Governors know the school's strengths and areas for development. They challenge school leaders effectively to ensure that pupils are safe and have the chance to succeed.


The arrangements for safeguarding are effective.

School leaders ensure that staff receive training regularly in order to help them to identify the problems that pupils may face. Staff know how to raise concerns about pupils' safety. Leaders follow up any concerns quickly and effectively.

The school's pastoral team works effectively with pupils and families who may need extra help and support. Leaders work closely with outside agencies.

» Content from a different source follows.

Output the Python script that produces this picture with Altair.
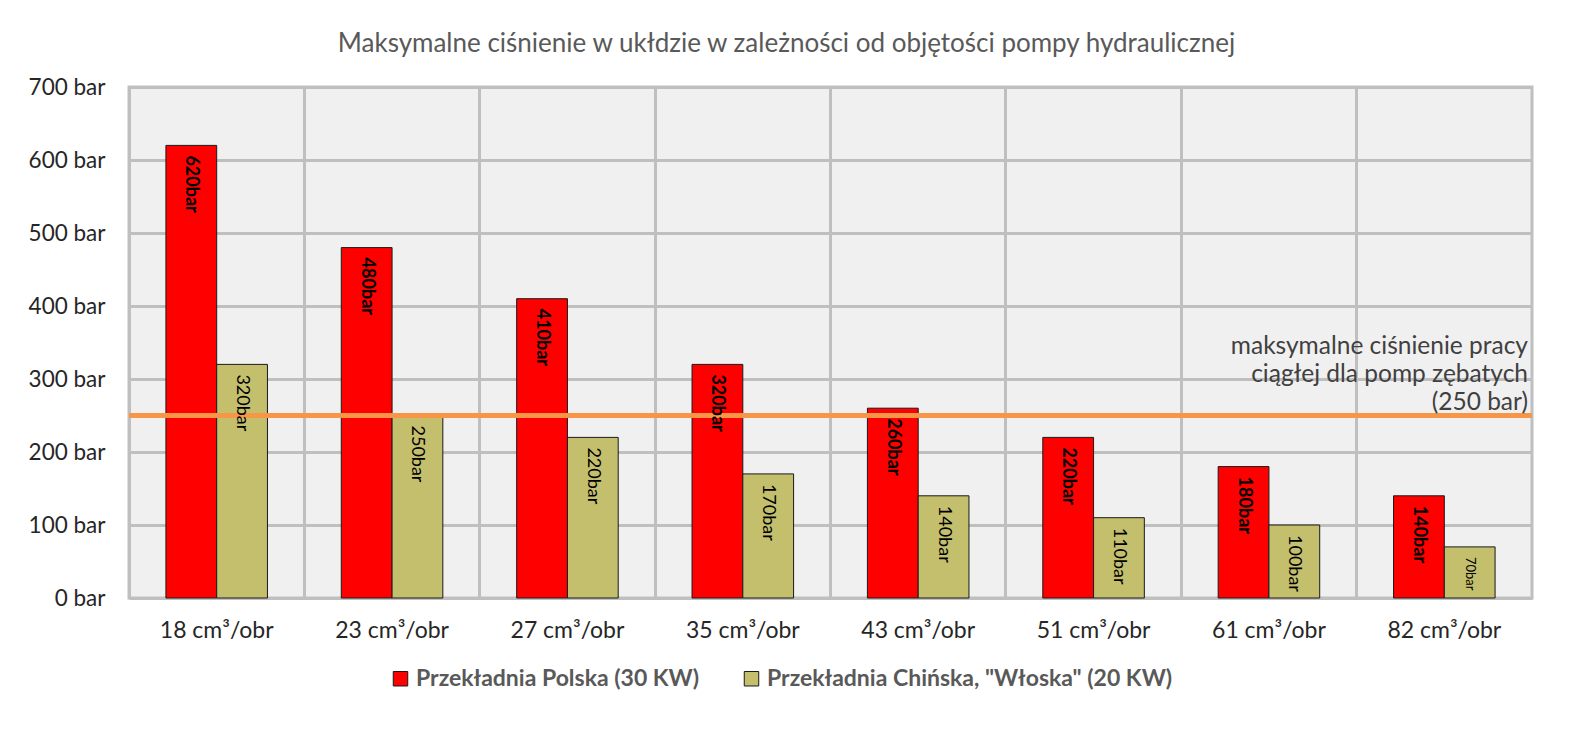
import altair as alt
import pandas as pd

categories = ["18 cm³/obr", "23 cm³/obr", "27 cm³/obr", "35 cm³/obr",
              "43 cm³/obr", "51 cm³/obr", "61 cm³/obr", "82 cm³/obr"]
series = ["Przekładnia Polska (30 KW)", "Przekładnia Chińska, \"Włoska\" (20 KW)"]
polska = [620, 480, 410, 320, 260, 220, 180, 140]
chinska = [320, 250, 220, 170, 140, 110, 100, 70]
limit_value = 250
limit_text = ["maksymalne ciśnienie pracy", "ciągłej dla pomp zębatych", "(250 bar)"]
title_text = "Maksymalne ciśnienie w ukłdzie w zależności od objętości pompy hydraulicznej"

rows = []
for cat, a, b in zip(categories, polska, chinska):
    rows.append({"cat": cat, "series": series[0], "value": a, "label": f"{a}bar"})
    rows.append({"cat": cat, "series": series[1], "value": b, "label": f"{b}bar"})
df = pd.DataFrame(rows)

W, H = 1403, 511
FONT = "Lato"
colors = ["#FF0000", "#C4BF6C"]

x_enc = alt.X("cat:N", sort=categories, title=None,
              scale=alt.Scale(paddingInner=0, paddingOuter=0),
              axis=alt.Axis(bandPosition=0,
                            grid=True, gridColor="#BFBFBF", gridWidth=3,
                            ticks=False, domain=False, labelAngle=0,
                            labelFontSize=23, labelColor="#262626", labelFont=FONT,
                            labelPadding=21))
xoff = alt.XOffset("series:N", sort=series,
                   scale=alt.Scale(paddingInner=0, paddingOuter=0.727))
y_enc = alt.Y("value:Q", title=None,
              scale=alt.Scale(domain=[0, 700]),
              axis=alt.Axis(values=list(range(0, 701, 100)), labelExpr="datum.value + ' bar'",
                            grid=True, gridColor="#BFBFBF", gridWidth=3,
                            ticks=False, domain=False,
                            labelFontSize=22.5, labelColor="#262626", labelFont=FONT,
                            labelPadding=24))

base = alt.Chart(df)

bars = base.mark_bar(stroke="#1a1a1a", strokeWidth=1).encode(
    x=x_enc, xOffset=xoff, y=y_enc,
    color=alt.Color("series:N", sort=series,
                    scale=alt.Scale(domain=series, range=colors),
                    legend=alt.Legend(title=None, orient="none", direction="horizontal",
                                      legendX=260, legendY=580,
                                      symbolType="square", symbolSize=210,
                                      symbolStrokeColor="#1a1a1a", symbolStrokeWidth=1,
                                      labelFont=FONT, labelFontSize=23, labelFontWeight="bold",
                                      labelColor="#595959", columnPadding=40,
                                      labelOffset=4, labelLimit=700)),
)

def label_layer(name, weight):
    return base.transform_filter(alt.datum.series == name).mark_text(
        angle=90, align="left", baseline="middle", dx=10,
        font=FONT, color="#000000", fontWeight=weight).encode(
        x=alt.X("cat:N", sort=categories),
        xOffset=alt.XOffset("series:N", sort=series),
        y="value:Q",
        text="label:N",
        size=alt.condition(alt.datum.value < 100, alt.value(13), alt.value(18)),
    )

labels_a = label_layer(series[0], "bold")
labels_b = label_layer(series[1], "normal")

rule = alt.Chart(pd.DataFrame({"v": [limit_value]})).mark_rule(
    color="#F79646", strokeWidth=5).encode(y="v:Q")

annot = alt.Chart(pd.DataFrame({"v": [limit_value], "t": [limit_text]})).mark_text(
    align="right", baseline="bottom", dy=-57, fontSize=24.5, lineHeight=28,
    font=FONT, color="#404040").encode(
    y="v:Q", x=alt.value(W - 4), text="t")

chart = alt.layer(bars, rule, labels_a, labels_b, annot).properties(
    width=W, height=H,
    title=alt.TitleParams(title_text, font=FONT, fontSize=26, fontWeight="normal",
                          color="#595959", anchor="middle", dx=-44, offset=19),
    autosize=alt.AutoSizeParams(type="none"),
    padding={"left": 121, "top": 79, "right": 30, "bottom": 110},
    background="white",
).configure_view(
    fill="#F0F0F0", stroke="#BFBFBF", strokeWidth=3
)

chart.save("out.html", embed_options={"renderer": "svg", "actions": False})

Leaders have suitable policies in place for recruitment and dealing with any allegations against staff.

Pupils learn how to keep themselves safe in school and at home. They learn about the risks they may face online. Pupils and parents are confident that that staff will help them sort out problems.

What does the school need to do to improve?

(Information for the school and appropriate authority)

• In a small number of subjects, leaders have not defined the precise knowledge that they want pupils to learn. Consequently, pupils do not learn as well as they should and pupils' knowledge is not secure in these subjects. Leaders should ensure that they identify and sequence the important knowledge that they want pupils to learn in these subjects so that pupils can make the best possible progress.

• On some occasions, pupils are not given sufficient opportunities to extend their learning. As a result of this, some pupils do not make as much progress as they could. Leaders should ensure that opportunities are planned to extend all pupils' learning to ensure that they achieve the best that they can.

• Staff do not have high enough expectations for handwriting and presentation of work. This means some pupils form letters incorrectly and work is sometimes poorly presented. Leaders should ensure that teachers have consistently high expectations for handwriting and presentation in all subjects and help pupils to reach these expectations.